Pensioenakkoord: stelsel wijzigt

Half juni hebben werkgevers- en werknemersorganisaties (sociale partners) met het kabinet een pensioenakkoord bereikt. Naast de directe verlaging van de AOW-leeftijd – zie het bericht Gevolgen pensioenakkoord voor AOW- en pensioenleeftijd – betekent dit op de langere termijn ook een nieuw pensioenstelsel. Hieronder leest u enkele belangrijke punten over dit stelsel.

Voor deze punten geldt dat de plannen nog uitgewerkt moeten worden. Deze uitwerking wordt de taak van een stuurgroep met vertegenwoordigers van sociale partners en kabinet, ondersteund door deskundigen uit de pensioensector. Die stuurgroep zou eind 2020 klaar moeten zijn, waarna de wetgeving kan worden aangepast. Pensioenfondsen zouden vervolgens in 2022 aan de slag kunnen met aanpassing van de regelingen.

1. Jongeren bouwen meer pensioen op dan ouderen
Op dit moment bouwt een jongere (met hetzelfde salaris) evenveel pensioen op als een oudere en wordt hiervoor dezelfde premie betaald. In plaats hiervan gaan werknemers van ongeveer 45 jaar en ouder minder pensioen opbouwen voor dezelfde premie. Voor werknemers onder de 45 jaar is het andersom; zij bouwen dan juist meer pensioen op voor dezelfde premie. Achtergrond hiervan is, dat de premie van een jongere veel langer kan worden belegd dan die van een oudere en dus langer kan renderen.

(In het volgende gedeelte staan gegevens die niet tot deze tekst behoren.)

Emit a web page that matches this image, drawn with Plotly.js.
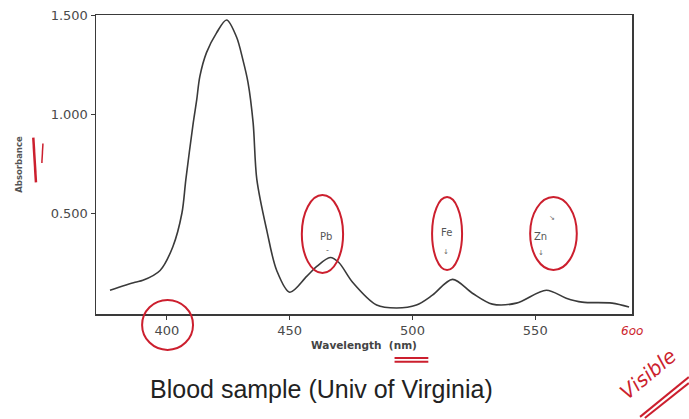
<!DOCTYPE html>
<html>
<head>
<meta charset="utf-8">
<script src="https://cdn.plot.ly/plotly-3.0.1.min.js"></script>
<style>html,body{margin:0;padding:0;background:#fff;}#chart{width:689px;height:419px;}</style>
</head>
<body>
<div id="chart"></div>
<script>
// Absorbance spectrum
const wavelength = [376.8, 387, 390.2, 397.2, 402.4, 406.1, 407.7, 410.7, 412.1, 413.4, 416.1, 420.2, 424.3, 428.3, 431.0, 433.0, 435.1, 436.6, 440.7, 444.7, 450, 456.9, 461, 466.5, 470, 475.6, 485.4, 493.5, 501.6, 508.1, 516.3, 524.4, 532.5, 542.3, 554.5, 562.6, 569.1, 581.3, 588.2];
const absorbance = [0.11, 0.15, 0.16, 0.21, 0.33, 0.5, 0.67, 0.955, 1.07, 1.19, 1.31, 1.41, 1.475, 1.39, 1.27, 1.16, 0.955, 0.67, 0.41, 0.21, 0.10, 0.18, 0.23, 0.275, 0.25, 0.15, 0.035, 0.02, 0.035, 0.085, 0.165, 0.095, 0.04, 0.045, 0.11, 0.07, 0.05, 0.045, 0.025];
const yTicks = [0.5, 1.0, 1.5];
const yTickText = ["0.500", "1.000", "1.500"];
const xTicks = [400, 450, 500, 550];
const peakLabels = ["Pb", "Fe", "Zn"];
const peakX = [464.9, 513.7, 552.3];
const peakY = [0.38, 0.40, 0.38];

const red = "#cc1f2e";
const ink = "#3a3a3a";
const grey = "#4a4a4a";

const trace = {
  x: wavelength, y: absorbance, type: "scatter", mode: "lines",
  line: {color: ink, width: 1.6, shape: "spline", smoothing: 0.9},
  hoverinfo: "skip", showlegend: false
};

function ell(x0, x1, y0, y1) {
  return {type: "circle", xref: "paper", yref: "paper", x0: x0, x1: x1, y0: y0, y1: y1,
          line: {color: red, width: 2}};
}
function seg(x0, y0, x1, y1, w) {
  return {type: "line", xref: "paper", yref: "paper", x0: x0, y0: y0, x1: x1, y1: y1,
          line: {color: red, width: w || 2}};
}

const annotations = peakLabels.map((t, i) => ({
  x: peakX[i], y: peakY[i], xref: "x", yref: "y", text: t, showarrow: false,
  font: {family: "DejaVu Sans, sans-serif", size: 10, color: "#555"}
}));
// small pencil marks under / above the element labels
annotations.push(
  {x: 465.4, y: 0.31, xref: "x", yref: "y", text: "-", showarrow: false, font: {family: "DejaVu Sans", size: 8, color: "#666"}},
  {x: 513.7, y: 0.305, xref: "x", yref: "y", text: "↓", showarrow: false, font: {family: "DejaVu Sans", size: 7, color: "#666"}},
  {x: 552.3, y: 0.298, xref: "x", yref: "y", text: "↓", showarrow: false, font: {family: "DejaVu Sans", size: 7, color: "#666"}},
  {x: 556.8, y: 0.475, xref: "x", yref: "y", text: "↘", showarrow: false, font: {family: "DejaVu Sans", size: 7, color: "#666"}}
);
annotations.push(
  {x: 0.4216, y: -0.25, xref: "paper", yref: "paper", xanchor: "center", yanchor: "middle",
   text: "Blood sample (Univ of Virginia)",
   showarrow: false, font: {family: "Liberation Sans, Arial, sans-serif", size: 25, color: "#222"}},
  {x: 1.0, y: -0.057, xref: "paper", yref: "paper", xanchor: "center", yanchor: "middle",
   text: "<i>6oo</i>", showarrow: false,
   font: {family: "DejaVu Sans, sans-serif", size: 12, color: red}},
  {x: 1.03, y: -0.2, xref: "paper", yref: "paper", xanchor: "center", yanchor: "middle",
   text: "<i>Visible</i>", showarrow: false, textangle: -40,
   font: {family: "DejaVu Sans, sans-serif", size: 20, color: red}}
);

const shapes = [
  ell(0.086, 0.181, -0.12, 0.047),
  ell(0.384, 0.461, 0.137, 0.398),
  ell(0.627, 0.683, 0.147, 0.391),
  ell(0.810, 0.897, 0.147, 0.391),
  seg(0.557, -0.147, 0.62, -0.147, 2),
  seg(0.557, -0.16, 0.62, -0.16, 2),
  seg(1.015, -0.344, 1.106, -0.211, 2),
  seg(1.024, -0.348, 1.106, -0.231, 2),
  seg(-0.117, 0.59, -0.112, 0.44, 2.5),
  seg(-0.099, 0.57, -0.101, 0.505, 1.5)
];

const layout = {
  width: 689, height: 419,
  margin: {l: 96, r: 57, t: 15, b: 105},
  paper_bgcolor: "#fff", plot_bgcolor: "#fff",
  showlegend: false,
  xaxis: {
    range: [371.1, 589.4], tickvals: xTicks, ticks: "outside", ticklen: 4, tickcolor: ink,
    showline: true, mirror: true, linecolor: ink, linewidth: 1.5, showgrid: false, zeroline: false,
    tickfont: {family: "DejaVu Sans, sans-serif", size: 13, color: grey},
    title: {text: "<b>Wavelength  (nm)</b>", standoff: 4,
            font: {family: "DejaVu Sans, sans-serif", size: 10.5, color: "#444"}}
  },
  yaxis: {
    range: [-0.01, 1.5], tickvals: yTicks, ticktext: yTickText, ticks: "outside", ticklen: 4, tickcolor: ink,
    showline: true, mirror: true, linecolor: ink, linewidth: 1.5, showgrid: false, zeroline: false,
    tickfont: {family: "DejaVu Sans, sans-serif", size: 13, color: grey},
    title: {text: "<b>Absorbance</b>", standoff: 26,
            font: {family: "DejaVu Sans, sans-serif", size: 8.5, color: "#555"}}
  },
  annotations: annotations,
  shapes: shapes
};

Plotly.newPlot("chart", [trace], layout, {staticPlot: true, displayModeBar: false});
</script>
</body>
</html>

Doordat de ouderen in dit nieuwe systeem erop achteruit gaan, is het de vraag hoe die groep wordt gecompenseerd. Dat kost veel geld en de stuurgroep is gevraagd hiervoor een oplossing aan te dragen.

2. Pensioen eerder verhoogd en verlaagd
Volgens de huidige regels mogen pensioenfondsen de pensioenen pas (gedeeltelijk) verhogen bij een dekkingsgraad van 110%. Veel pensioenfondsen konden de pensioenen daardoor de laatste jaren niet verhogen. In de toekomst mag het pensioen eerder worden verhoogd, namelijk vanaf een dekkingsgraad van 100%. Keerzijde is dat in een slechte financiële situatie ook eerder tot een verlaging van het pensioen moet worden overgegaan.

3. Overige wijzigingen

  • Eerder stoppen met werken kan mogelijk worden door beperking van de boete op vervroegd pensioen. Vanaf drie jaar voor AOW-leeftijd kan een werkgever een werknemer € 19.000 per jaar betalen zonder dat een boete volgt.
  • Bij pensionering kan een deelnemer 10% van de waarde van het pensioen in één keer laten uitbetalen. Er wordt gepleit voor meer keuzemogelijkheden, maar die moeten nog worden onderzocht.